Amino Acid Sequence, Animals, Base Sequence, Chromatography, High Pressure Liquid, Humans, Mice, Molecular Sequence Data, Osmolar Concentration, Peptide Mapping, Phosphorylation, Recombinant Proteins metabolism, Trypsin, CDC2 Protein Kinase metabolism, Chromosomal Proteins, Non-Histone metabolism, DNA metabolism, High Mobility Group Proteins metabolism

Abstract

Chromatin high mobility group protein I (HMG-I) is a mammalian nonhistone protein that has been demonstrated both in vitro and in vivo to preferentially bind to A.T-rich sequences of DNA. Recently the DNA-binding domain peptide that specifically mediates the in vitro interaction of high mobility group protein (HMG)-I with the narrow minor groove of A.T-DNA has been experimentally determined. Because of its predicted secondary structure, the binding domain peptide has been called "the A.T hook" motif. Previously we demonstrated that the A.T hook of murine HMG-I protein is specifically phosphorylated by purified mammalian cdc2 kinase in vitro and that the same site(s) are also phosphorylated in vivo in metaphase-arrested cells. We also found that the DNA binding affinity of short synthetic binding domain peptides phosphorylated in vitro by cdc2 kinase was significantly reduced compared with unphosphorylated peptides. Here we extend these findings to intact natural and recombinant HMG-I proteins. We report that the affinity of binding of full-length HMG-I proteins to A.T-rich sequences is highly dependent on ionic conditions and that phosphorylation of intact proteins by cdc2 kinase reduces their affinity of in vitro binding to A.T-DNA by about 20-fold when assayed near normal mammalian physiological salt concentrations.

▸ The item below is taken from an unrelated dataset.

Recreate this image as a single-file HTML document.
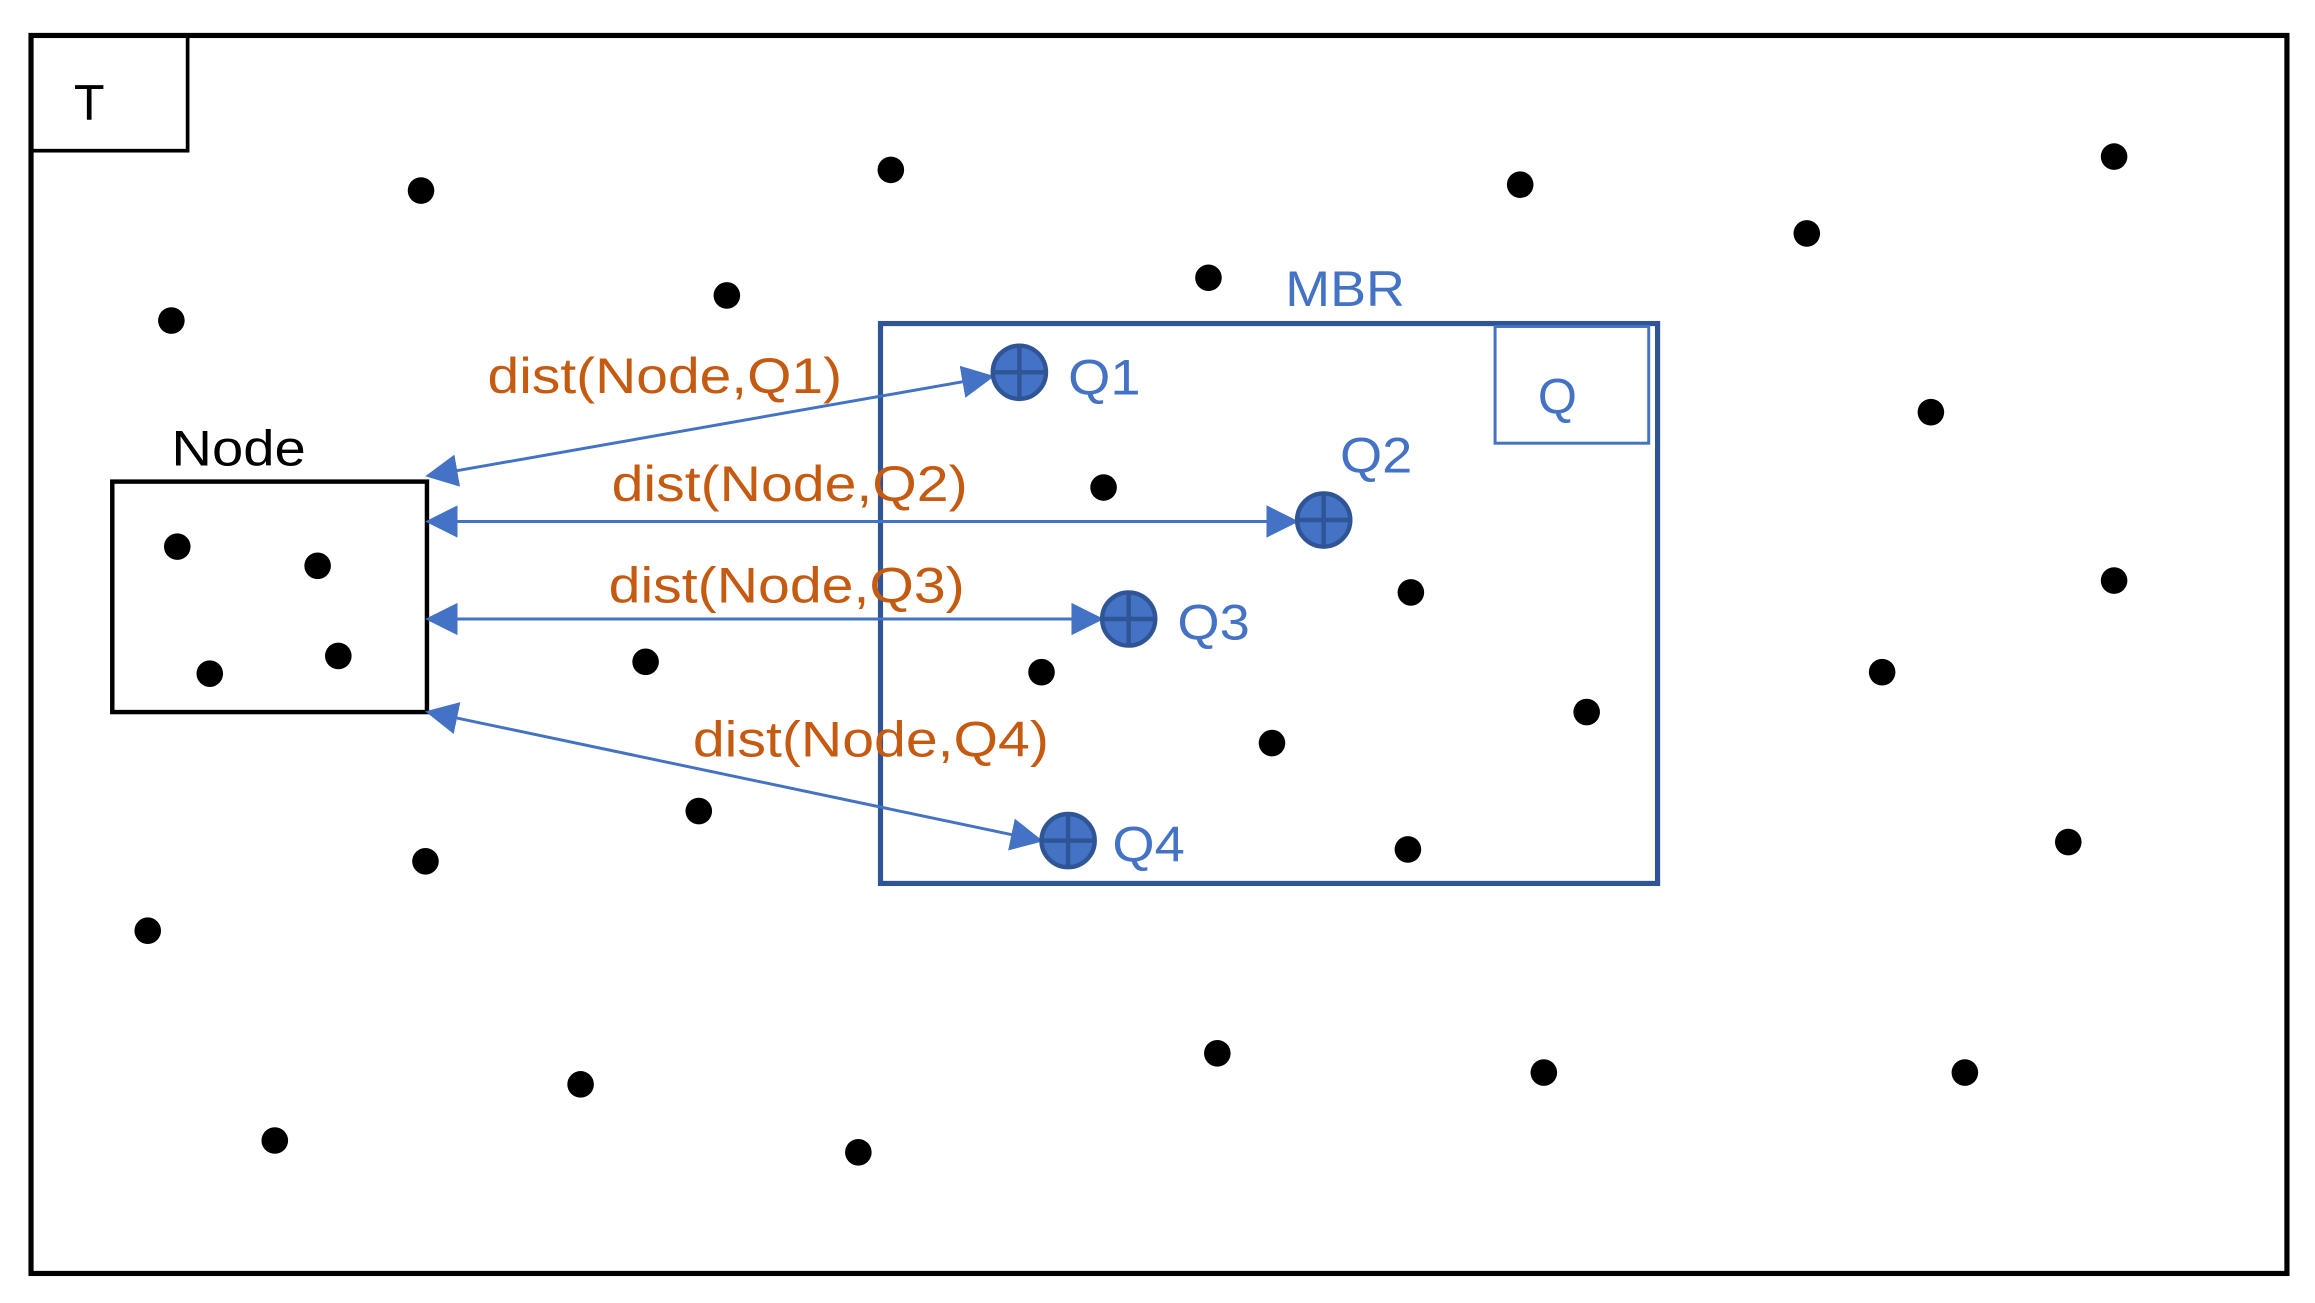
<!DOCTYPE html>
<html><head><meta charset="utf-8"><style>
html,body{margin:0;padding:0;background:#fff;}
svg{display:block;}
text{font-family:"Liberation Sans",sans-serif;}
</style></head><body>
<svg width="2315" height="1303" viewBox="0 0 1567 882" preserveAspectRatio="none" xmlns="http://www.w3.org/2000/svg">
<defs>
<marker id="ah2" viewBox="0 0 10 10" refX="9" refY="5" markerWidth="22" markerHeight="22" markerUnits="userSpaceOnUse" orient="auto-start-reverse">
<path d="M0,0 L10,5 L0,10 z" fill="#4472c4"/>
</marker>
</defs>
<rect x="0" y="0" width="1567" height="882" fill="#fff"/>
<rect x="21" y="24" width="1527" height="838" fill="none" stroke="#000" stroke-width="3.5"/>
<rect x="21" y="24" width="106" height="78" fill="none" stroke="#000" stroke-width="2.5"/>
<text x="50" y="81" font-size="34" fill="#000">T</text>

<rect x="76" y="326" width="213" height="156" fill="none" stroke="#000" stroke-width="3"/>
<text x="116" y="315" font-size="34" fill="#000" textLength="91" lengthAdjust="spacingAndGlyphs">Node</text>

<rect x="596" y="219" width="526" height="379" fill="none" stroke="#2f5597" stroke-width="3.5"/>
<text x="870" y="207" font-size="34" fill="#4472c4" textLength="81" lengthAdjust="spacingAndGlyphs">MBR</text>
<rect x="1012" y="221" width="104" height="79" fill="none" stroke="#4472c4" stroke-width="2"/>
<text x="1041" y="280" font-size="34" fill="#4472c4">Q</text>

<g fill="#000">
<circle cx="285" cy="129" r="9"/><circle cx="603" cy="115" r="9"/><circle cx="1029" cy="125" r="9"/>
<circle cx="1431" cy="106" r="9"/><circle cx="1223" cy="158" r="9"/><circle cx="116" cy="217" r="9"/>
<circle cx="492" cy="200" r="9"/><circle cx="818" cy="188" r="9"/><circle cx="1307" cy="279" r="9"/>
<circle cx="747" cy="330" r="9"/><circle cx="955" cy="401" r="9"/><circle cx="1431" cy="393" r="9"/>
<circle cx="120" cy="370" r="9"/><circle cx="215" cy="383" r="9"/><circle cx="142" cy="456" r="9"/>
<circle cx="229" cy="444" r="9"/><circle cx="437" cy="448" r="9"/><circle cx="705" cy="455" r="9"/>
<circle cx="1274" cy="455" r="9"/><circle cx="1074" cy="482" r="9"/><circle cx="861" cy="503" r="9"/>
<circle cx="473" cy="549" r="9"/><circle cx="288" cy="583" r="9"/><circle cx="953" cy="575" r="9"/>
<circle cx="1400" cy="570" r="9"/><circle cx="100" cy="630" r="9"/><circle cx="824" cy="713" r="9"/>
<circle cx="1045" cy="726" r="9"/><circle cx="1330" cy="726" r="9"/><circle cx="393" cy="734" r="9"/>
<circle cx="186" cy="772" r="9"/><circle cx="581" cy="780" r="9"/>
</g>

<g stroke="#4472c4" stroke-width="2" fill="none">
<line x1="290" y1="322" x2="671" y2="255" marker-start="url(#ah2)" marker-end="url(#ah2)"/>
<line x1="290" y1="353" x2="877" y2="353" marker-start="url(#ah2)" marker-end="url(#ah2)"/>
<line x1="290" y1="419" x2="745" y2="419" marker-start="url(#ah2)" marker-end="url(#ah2)"/>
<line x1="290" y1="482" x2="704" y2="569" marker-start="url(#ah2)" marker-end="url(#ah2)"/>
</g>

<g>
<g transform="translate(690,252)"><circle r="18" fill="#4472c4" stroke="#2f5597" stroke-width="3"/><path d="M-18,0H18M0,-18V18" stroke="#2f5597" stroke-width="3"/></g>
<g transform="translate(896,352)"><circle r="18" fill="#4472c4" stroke="#2f5597" stroke-width="3"/><path d="M-18,0H18M0,-18V18" stroke="#2f5597" stroke-width="3"/></g>
<g transform="translate(764,419)"><circle r="18" fill="#4472c4" stroke="#2f5597" stroke-width="3"/><path d="M-18,0H18M0,-18V18" stroke="#2f5597" stroke-width="3"/></g>
<g transform="translate(723,569)"><circle r="18" fill="#4472c4" stroke="#2f5597" stroke-width="3"/><path d="M-18,0H18M0,-18V18" stroke="#2f5597" stroke-width="3"/></g>
</g>
<g font-size="34" fill="#4472c4">
<text x="723" y="267" textLength="49" lengthAdjust="spacingAndGlyphs">Q1</text>
<text x="907" y="320" textLength="49" lengthAdjust="spacingAndGlyphs">Q2</text>
<text x="797" y="433" textLength="49" lengthAdjust="spacingAndGlyphs">Q3</text>
<text x="753" y="583" textLength="49" lengthAdjust="spacingAndGlyphs">Q4</text>
</g>
<g font-size="34" fill="#c55a11">
<text x="330" y="266" textLength="240" lengthAdjust="spacingAndGlyphs">dist(Node,Q1)</text>
<text x="414" y="339" textLength="241" lengthAdjust="spacingAndGlyphs">dist(Node,Q2)</text>
<text x="412" y="408" textLength="241" lengthAdjust="spacingAndGlyphs">dist(Node,Q3)</text>
<text x="469" y="512" textLength="241" lengthAdjust="spacingAndGlyphs">dist(Node,Q4)</text>
</g>
</svg>
</body></html>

Furthermore, in cell synchronization studies, we demonstrated that murine HMG-I proteins are phosphorylated in vivo in a cell cycle-dependent manner on the same amino acid residues modified by purified cdc2 kinase in vitro. Together these results strongly support the assertion that HMG-I proteins are natural substrates for mammalian cdc2 kinase in vivo and that their cell cycle-dependent phosphorylation by this enzyme(s) significantly modulates their DNA binding affinity, thereby possibly altering their biological function(s).

Published

1991